The booster flying this mission is no stranger to orbit. It's on its seventh flight, having previously launched six Starlink missions. After delivering GPS III-8 to its target orbit, the first stage will attempt a landing on the Just Read the Instructions droneship positioned in the Atlantic Ocean.
What GPS III-8 Actually Delivers
The GPS III series represents a generational upgrade over the legacy GPS IIF satellites still in the constellation. GPS III-8 specifically brings:
- Stronger signals — up to three times more powerful than previous-generation satellites, improving performance in challenging environments like dense urban canyons
- Advanced M-Code technology — an encrypted, jam-resistant military signal that's significantly harder to spoof or disrupt
- Additional civilian signals — the L1C signal, compatible with international navigation systems, improving accuracy for everyday users
- Improved timing precision — critical for financial systems, power grids, and autonomous vehicles that depend on GPS time synchronization
With GPS III-8 operational, the constellation reaches 32 active satellites — providing redundancy and coverage improvements that benefit every GPS-dependent device on the planet, including Tesla's navigation and Autopilot positioning systems.
🔭 The BASENOR Take
Timeline: Launch April 20, 2026 | Backup April 21, 2026
Impact Level: 🟡 Medium-term — infrastructure improvement with long-tail benefits
Confidence: High — payload encapsulated, launch site confirmed, window set
The completion of the GPS III constellation is one of those infrastructure milestones that doesn't generate headlines proportional to its actual importance. Every navigation system on Earth — including the one in your Tesla — depends on GPS signal quality. Stronger, more jam-resistant signals mean more reliable positioning in tunnels, parking garages, and dense city environments where GPS historically struggles.

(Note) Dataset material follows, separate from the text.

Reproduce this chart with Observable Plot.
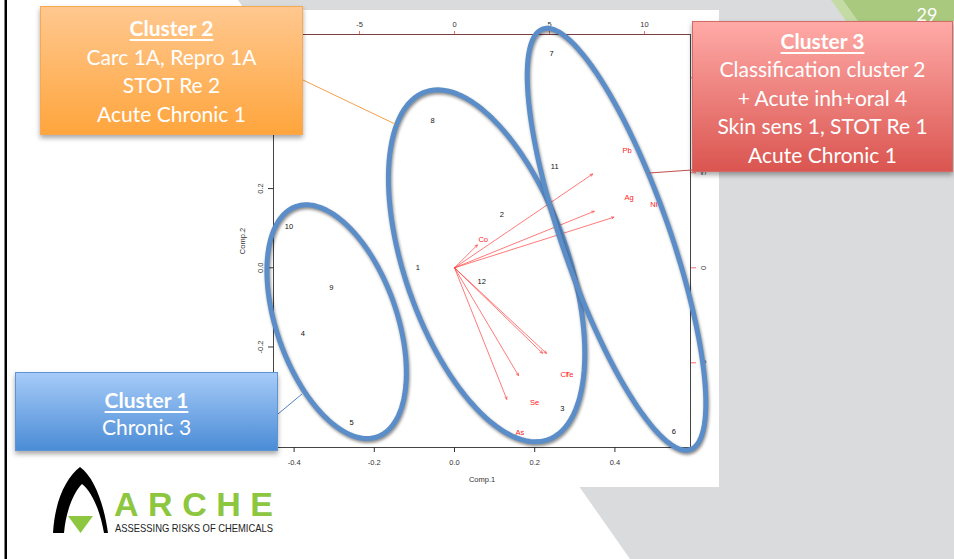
<!DOCTYPE html>
<html><head><meta charset="utf-8">
<script src="https://cdn.jsdelivr.net/npm/d3@7"></script>
<script src="https://cdn.jsdelivr.net/npm/@observablehq/plot@0.6"></script>
<style>
html,body{margin:0;padding:0;background:#fff;}
#slide{position:relative;width:954px;height:559px;overflow:hidden;background:#fff;}
.abs{position:absolute;}
.box{position:absolute;box-sizing:border-box;color:#fff;text-align:center;font-family:Lato,"Open Sans",sans-serif;font-size:21px;box-shadow:0 3px 5px rgba(0,0,0,0.35);white-space:nowrap;}
.box .t{font-weight:bold;text-decoration:underline;text-decoration-thickness:2px;text-underline-offset:3px;}
#plots svg{position:absolute;left:0;top:0;}
#prim g[aria-label="line"] path{filter:drop-shadow(1px 2px 1.5px rgba(0,0,0,0.45));}
</style>
</head><body>
<div id="slide">
  <svg class="abs" width="954" height="559" style="left:0;top:0">
    <polygon points="238,0 954,0 954,559 630,559" fill="#dadbdd"/>
    <polygon points="831,0 954,0 954,21 846,21" fill="#c4dba6"/>
    <polygon points="843,0 954,0 954,21 858,21" fill="#a9c97f"/>
    <text x="927" y="21" text-anchor="middle" font-family="Lato, sans-serif" font-size="18" fill="#fff">29</text>
    <rect x="4.5" y="0" width="2.5" height="559" fill="#000"/>
  </svg>
  <div class="abs" style="left:230px;top:10px;width:489px;height:477px;background:#fff"></div>
  <div id="plots" class="abs" style="left:230px;top:10px;width:489px;height:477px"></div>
  <svg class="abs" width="954" height="559" style="left:0;top:0">
    <line x1="303" y1="80" x2="395" y2="124" stroke="#f5a04a" stroke-width="1"/>
    <line x1="649" y1="173" x2="692" y2="170" stroke="#c0504d" stroke-width="1.2"/>
    <line x1="278" y1="414" x2="302" y2="394" stroke="#4f81bd" stroke-width="1"/>
  </svg>
  <div class="box" style="left:40px;top:6px;width:263px;height:129px;padding-top:7.4px;line-height:28.4px;background:linear-gradient(#ffc88f,#ffa53d);border:1px solid #f7a850;">
    <div class="t">Cluster 2</div><div>Carc 1A, Repro 1A</div><div>STOT Re 2</div><div>Acute Chronic 1</div>
  </div>
  <div class="box" style="left:692px;top:21px;width:261px;height:151px;padding-top:4.6px;line-height:28.6px;background:linear-gradient(#ffaaa7,#da5550);border:1px solid #d46a66;">
    <div class="t">Cluster 3</div><div>Classification cluster 2</div><div>+ Acute inh+oral 4</div><div>Skin sens 1, STOT Re 1</div><div>Acute Chronic 1</div>
  </div>
  <div class="box" style="left:15px;top:372px;width:263px;height:79px;padding-top:12.9px;line-height:27.3px;background:linear-gradient(#a6cbf8,#4b8cd6);border:1px solid #5d95d5;">
    <div class="t">Cluster 1</div><div>Chronic 3</div>
  </div>
  <svg class="abs" width="954" height="559" style="left:0;top:0">
    <path d="M53,533 C55,500 66,478 80,467 C95,478 104,505 108,533 L104,533 C100,510 92,492 82,484 C74,492 66,510 64,533 Z" fill="#000"/>
    <polygon points="68,516 93,516 80.5,533" fill="#8dc63f"/>
    <text x="114" y="516" font-family="Liberation Sans, Arial, sans-serif" font-weight="bold" font-size="34" fill="#8dc63f" textLength="159" lengthAdjust="spacing">ARCHE</text>
    <text x="115" y="532" font-family="Liberation Sans, Arial, sans-serif" font-size="11.5" fill="#222" textLength="158" lengthAdjust="spacingAndGlyphs">ASSESSING RISKS OF CHEMICALS</text>
  </svg>
</div>
<script>
// ---- Principal component scores (Comp.1, Comp.2) of the 12 samples
const sampleIds = ["1","2","3","4","5","6","7","8","9","10","11","12"];
const comp1 = [-0.0915, 0.118, 0.269, -0.378, -0.257, 0.547, 0.242, -0.055, -0.307, -0.413, 0.250, 0.068];
const comp2 = [0.0015, 0.135, -0.356, -0.167, -0.390, -0.413, 0.540, 0.372, -0.049, 0.105, 0.256, -0.035];

// ---- Variable loadings (secondary axes; arrows drawn at 0.8 x loading as in R biplot)
const varNames = ["Pb","Ag","Ni","Co","Cr","Te","Se","As"];
const loadX = [9.09, 9.19, 10.49, 1.51, 5.79, 6.05, 4.21, 3.44];
const loadY = [6.17, 3.72, 3.33, 1.51, -5.62, -5.63, -7.09, -8.65];
const arrowShrink = 0.8;

// ---- Axis ticks and domains
const comp1Ticks = [-0.4, -0.2, 0.0, 0.2, 0.4];
const comp2Ticks = [-0.2, 0.0, 0.2];
const loadTicks = [-5, 0, 5, 10];
const comp1Domain = [-0.4514, 0.5885];
const comp2Domain = [-0.4538, 0.5891];
const loadXDomain = [-9.526, 12.421];
const loadYDomain = [-9.458, 12.279];

// ---- Cluster ellipses (hand-drawn on slide), in Comp units
const clusterNames = ["Cluster 1","Cluster 2","Cluster 3"];
const ellCx = [-0.294, 0.080, 0.404];
const ellCy = [-0.136, 0.005, 0.072];
const ellA = [0.308, 0.465, 0.562];
const ellB = [0.150, 0.203, 0.133];
const ellAngle = [-70.9, -70.9, -70.9];

const ellipsePts = clusterNames.flatMap((g, i) => {
  const r = ellAngle[i] * Math.PI / 180;
  return d3.range(0, 360, 3).map(t => {
    const u = t * Math.PI / 180;
    return {
      g,
      x: ellCx[i] + ellA[i] * Math.cos(u) * Math.cos(r) - ellB[i] * Math.sin(u) * Math.sin(r),
      y: ellCy[i] + ellA[i] * Math.cos(u) * Math.sin(r) + ellB[i] * Math.sin(u) * Math.cos(r)
    };
  });
});

const samples = sampleIds.map((id, i) => ({id, x: comp1[i], y: comp2[i]}));
const loads = varNames.map((n, i) => ({n, x: loadX[i], y: loadY[i]}));

const W = 489, H = 477;
const M = {marginLeft: 43, marginRight: 29, marginTop: 24, marginBottom: 40};
const baseStyle = {background: "transparent", fontFamily: "Liberation Sans, Arial, sans-serif", fontSize: "7.5px", overflow: "visible", color: "#222"};
const fmt1 = d => d.toFixed(1);

const sec = Plot.plot({
  width: W, height: H, ...M, style: baseStyle,
  x: {domain: loadXDomain}, y: {domain: loadYDomain},
  marks: [
    Plot.axisX(loadTicks, {anchor: "top", tickSize: 4, tickPadding: 4, stroke: "#ff6b6b", fill: "#333", label: null, tickFormat: d => String(d)}),
    Plot.axisY(loadTicks, {anchor: "right", tickSize: 5, stroke: "#ff6b6b", fill: "none", label: null}),
    Plot.text(loadTicks, {y: d => d, frameAnchor: "right", dx: 13.5, rotate: -90, textAnchor: "middle", lineAnchor: "middle", text: d => String(d), fill: "#333"}),
    Plot.arrow(loads, {x1: 0, y1: 0, x2: d => d.x * arrowShrink, y2: d => d.y * arrowShrink, stroke: "#ff4040", strokeWidth: 0.7, headLength: 5.5, headAngle: 50}),
    Plot.text(loads, {x: "x", y: "y", text: "n", fill: "#ff2020"})
  ]
});

const prim = Plot.plot({
  width: W, height: H, ...M, style: baseStyle,
  x: {domain: comp1Domain}, y: {domain: comp2Domain},
  marks: [
    Plot.frame({stroke: "#444"}),
    Plot.ruleY([comp2Domain[1]], {stroke: "#7a3f3f"}),
    Plot.axisX(comp1Ticks, {anchor: "bottom", tickSize: 5, tickPadding: 7, stroke: "#333", fill: "#333", label: null, tickFormat: fmt1}),
    Plot.axisY(comp2Ticks, {anchor: "left", tickSize: 5, stroke: "#333", fill: "none", label: null}),
    Plot.text(comp2Ticks, {y: d => d, frameAnchor: "left", dx: -13.2, rotate: -90, textAnchor: "middle", lineAnchor: "middle", text: fmt1, fill: "#333"}),
    Plot.text(["Comp.1"], {frameAnchor: "bottom", dy: 32, textAnchor: "middle", lineAnchor: "middle", fill: "#333"}),
    Plot.text(["Comp.2"], {frameAnchor: "left", dx: -31, rotate: -90, textAnchor: "middle", lineAnchor: "middle", fill: "#333"}),
    Plot.text(samples, {x: "x", y: "y", text: "id", fill: "#111"}),
    Plot.line(ellipsePts, {x: "x", y: "y", z: "g", stroke: "#5b8ec9", strokeWidth: 5, curve: "linear-closed"})
  ]
});
prim.id = "prim";
const holder = document.getElementById("plots");
holder.appendChild(sec);
holder.appendChild(prim);
</script>
</body></html>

For Tesla owners specifically, improved GPS accuracy has a direct downstream effect on Autopilot and FSD performance. While Tesla's autonomy stack relies primarily on cameras and neural nets rather than GPS for immediate driving decisions, precise positioning feeds into route planning, map matching, and the broader data pipeline that improves the system over time.
The reassignment from ULA to SpaceX is also worth noting as a signal of where the US government's launch confidence currently sits. Falcon 9 has now become the default fallback for national security missions when other vehicles face delays — a position that would have seemed unlikely a decade ago. For SpaceX's ongoing national security launch cadence, GPS III-8 is another data point in a long reliability record.
Assuming a nominal launch Monday morning, GPS III-8 will undergo an on-orbit checkout period before being declared operational. The full benefits to the constellation won't be felt immediately, but the foundation will be in place — and that matters for every connected device that takes a GPS fix for granted.